- Born: 19 May 1765 Joseon
- Died: 1 February 1824 (aged 58) Hanseong, Joseon
- Burial: Hwabinmyo, Seosamneung Cluster, Goyang, South Korea
- Consort of: Jeongjo of Joseon

Names
- Title: Lady Gyeongsu (경수궁; 慶壽宮; Gyeongsugung; lit. ''Gyeongsu Palace'')
- Clan: Namwon Yun [ko] (by birth); Jeonju Yi (by marriage);
- Dynasty: Yi
- Father: Yun Chang-yun
- Mother: Lady, of the Byeokjin Yi clan

Korean name
- Hangul: 화빈 윤씨
- Hanja: 和嬪 尹氏
- RR: Hwabin Yunssi
- MR: Hwabin Yunssi

= Hwabin Yun =

Joseon royal consort (1765–1824)

Hwabin Yun (19 May 1765 – 1 February 1824), or Concubine Hwa, (Note: The literal translation of bin (빈; 嬪) is "concubine". Combined with the honorific title hwa (화; 和), the full meaning is "Harmonious Concubine".) of the Namwon Yun clan, also known as Lady Gyeongsu, was a consort of Jeongjo of Joseon.

== Biography ==
=== Early life ===
Lady Yun was born into the Namwon Yun clan, as the only child of Yun Chang-yun and his wife, a lady from the Byeokjin Yi clan.

=== Royal consort ===
In early 1780, Queen Dowager Yesun announced the selection of a new concubine for her legal grandson, King Jeongjo, because his wife, Queen Hyoui, couldn't bear children and his first concubine, Concubine Won, had died one year prior. The selection was initially set to accept candidates aged 16 to 18, but due to the very low number of applicants, the range was expanded to include those aged 15 to 19.

On 14 April 1780, shortly before her 15th birthday, Lady Yun was appointed as a royal consort of the senior first rank (빈; 嬪; bin), with the honorific title hwa (화; 和), meaning "harmony".

In the Veritable Records of the Joseon Dynasty, it's stated that she conceived in 1781 but her pregnancy was an imaginary one.

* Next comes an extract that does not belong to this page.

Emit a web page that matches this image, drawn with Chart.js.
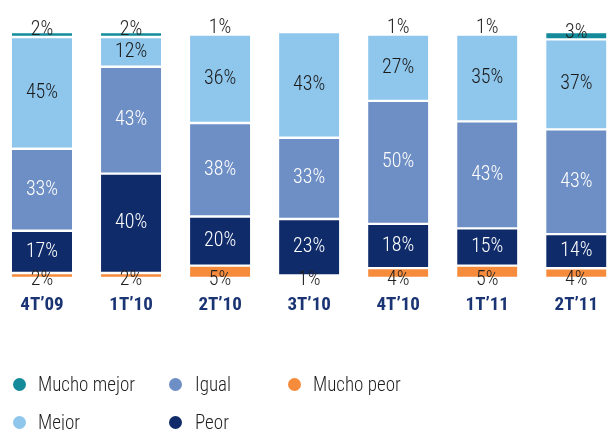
<!DOCTYPE html>
<html><head><meta charset="utf-8">
<script src="https://cdn.jsdelivr.net/npm/chart.js@4"></script>
<style>
html,body{margin:0;padding:0;background:#fff;}
#wrap{position:relative;width:614px;height:430px;overflow:hidden;}
canvas{position:absolute;left:0;top:0;}
.lg{position:absolute;display:flex;align-items:center;height:30px;font-family:"Liberation Sans Narrow","Roboto Condensed",Roboto,sans-serif;font-size:20px;font-weight:300;color:#1e1e1e;white-space:nowrap;}
.dot{width:13px;height:13px;border-radius:50%;display:inline-block;margin-right:12.5px;flex:none;}
.txt{display:inline-block;transform:scaleX(0.95);transform-origin:left center;}
</style>
</head><body>
<div id="wrap"><canvas id="c" width="614" height="430"></canvas><div id="legend"></div></div>
<script>
const categories = ["4T\u201909","1T\u201910","2T\u201910","3T\u201910","4T\u201910","1T\u201911","2T\u201911"];
const muchoPeor  = [2, 2, 5, 1, 4, 5, 4];
const peor       = [17, 40, 20, 23, 18, 15, 14];
const igual      = [33, 43, 38, 33, 50, 43, 43];
const mejor      = [45, 12, 36, 43, 27, 35, 37];
const muchoMejor = [2, 2, 1, 0, 1, 1, 3];

const seriesNames = ["Mucho peor","Peor","Igual","Mejor","Mucho mejor"];
const seriesColors = ["#f68b3c","#0f2b6a","#6e8fc6","#8fc6ec","#138b9a"];
const labelColors = ["#222","#ffffff","#ffffff","#1a1a1a","#222"];
const raw = [muchoPeor, peor, igual, mejor, muchoMejor];

const totals = categories.map((_, j) => raw.reduce((s, arr) => s + arr[j], 0));
const FONT = '"Liberation Sans Narrow","Roboto Condensed",Roboto,sans-serif';

const datasets = raw.map((arr, i) => ({
  label: seriesNames[i],
  data: arr.map((v, j) => v ? v / totals[j] * 100 : null),
  backgroundColor: (c) => (arr[c.dataIndex] <= 1 ? 'rgba(0,0,0,0)' : seriesColors[i]),
  borderColor: (c) => (arr[c.dataIndex] <= 1 ? 'rgba(0,0,0,0)' : '#ffffff'),
  borderWidth: {top: 1.5, bottom: 1.5, left: 0, right: 0},
  borderSkipped: false,
  barThickness: 60,
  clip: false
}));

const labelPlugin = {
  id: 'vals',
  afterDatasetsDraw(chart) {
    const ctx = chart.ctx;
    ctx.save();
    ctx.font = '300 20px ' + FONT;
    ctx.textAlign = 'center';
    ctx.textBaseline = 'middle';
    raw.forEach((arr, d) => {
      const meta = chart.getDatasetMeta(d);
      meta.data.forEach((el, j) => {
        const v = arr[j];
        if (!v) return;
        const p = el.getProps(['x','y','base'], true);
        let y;
        if (d === 0) y = p.base + 1.5;
        else if (d === 4) y = p.base - 6.5;
        else y = (p.y + p.base) / 2;
        ctx.fillStyle = labelColors[d];
        ctx.fillText(v + '%', p.x, y);
      });
    });
    ctx.restore();
  }
};

new Chart(document.getElementById('c'), {
  type: 'bar',
  data: {labels: categories, datasets: datasets},
  options: {
    responsive: false,
    animation: false,
    layout: {padding: {top: 32, left: 42, right: 36, bottom: 0}},
    plugins: {legend: {display: false}, tooltip: {enabled: false}},
    scales: {
      x: {
        stacked: true, offset: false,
        grid: {display: false, drawTicks: false},
        border: {display: false},
        ticks: {font: {family: FONT, size: 19, weight: 'bold'}, color: '#1b3474', padding: 16, maxRotation: 0, autoSkip: false},
        afterFit(s) { s.height = 430 - 278; }
      },
      y: {stacked: true, display: false, min: 0, max: 100}
    }
  },
  plugins: [labelPlugin]
});

const legendItems = [
  {name: "Mucho mejor", color: seriesColors[4], cx: 19, cy: 384},
  {name: "Mejor", color: seriesColors[3], cx: 19, cy: 422},
  {name: "Igual", color: seriesColors[2], cx: 175.5, cy: 384},
  {name: "Peor", color: seriesColors[1], cx: 175.5, cy: 422},
  {name: "Mucho peor", color: seriesColors[0], cx: 294, cy: 384}
];
const lg = document.getElementById('legend');
legendItems.forEach(it => {
  const d = document.createElement('div');
  d.className = 'lg';
  d.style.left = (it.cx - 6.5) + 'px';
  d.style.top = (it.cy - 15) + 'px';
  const dot = document.createElement('span');
  dot.className = 'dot';
  dot.style.background = it.color;
  const t = document.createElement('span');
  t.className = 'txt';
  t.textContent = it.name;
  d.appendChild(dot); d.appendChild(t);
  lg.appendChild(d);
});
</script>
</body></html>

Lady Yun died without issue in 1824, during Sunjo's reign. She was buried in Goyang, Gyeonggi Province.

== Family ==
- Father: Yun Chang-yun
- Mother: Lady, of the Byeokjin Yi clan
  - Grandfather: Yi Hun-bo
  - Grandmother: Lady Kim (김씨)
- Husband
  - Jeongjo of Joseon (28 October 1752 – 18 August 1800)

==Legacy==
- Blue flower white porcelain – Seoul Tangible Cultural Property No. 402
- A book which was written by Lady Yun about setting the etiquette rules to be followed by her retainers

==In popular culture==
- Portrayed by Yoo Yeon-ji in the 2007 MBC TV series Lee San, Wind of the Palace.
- Portrayed by Yi Seo-in the 2021 MBC TV series The Red Sleeve.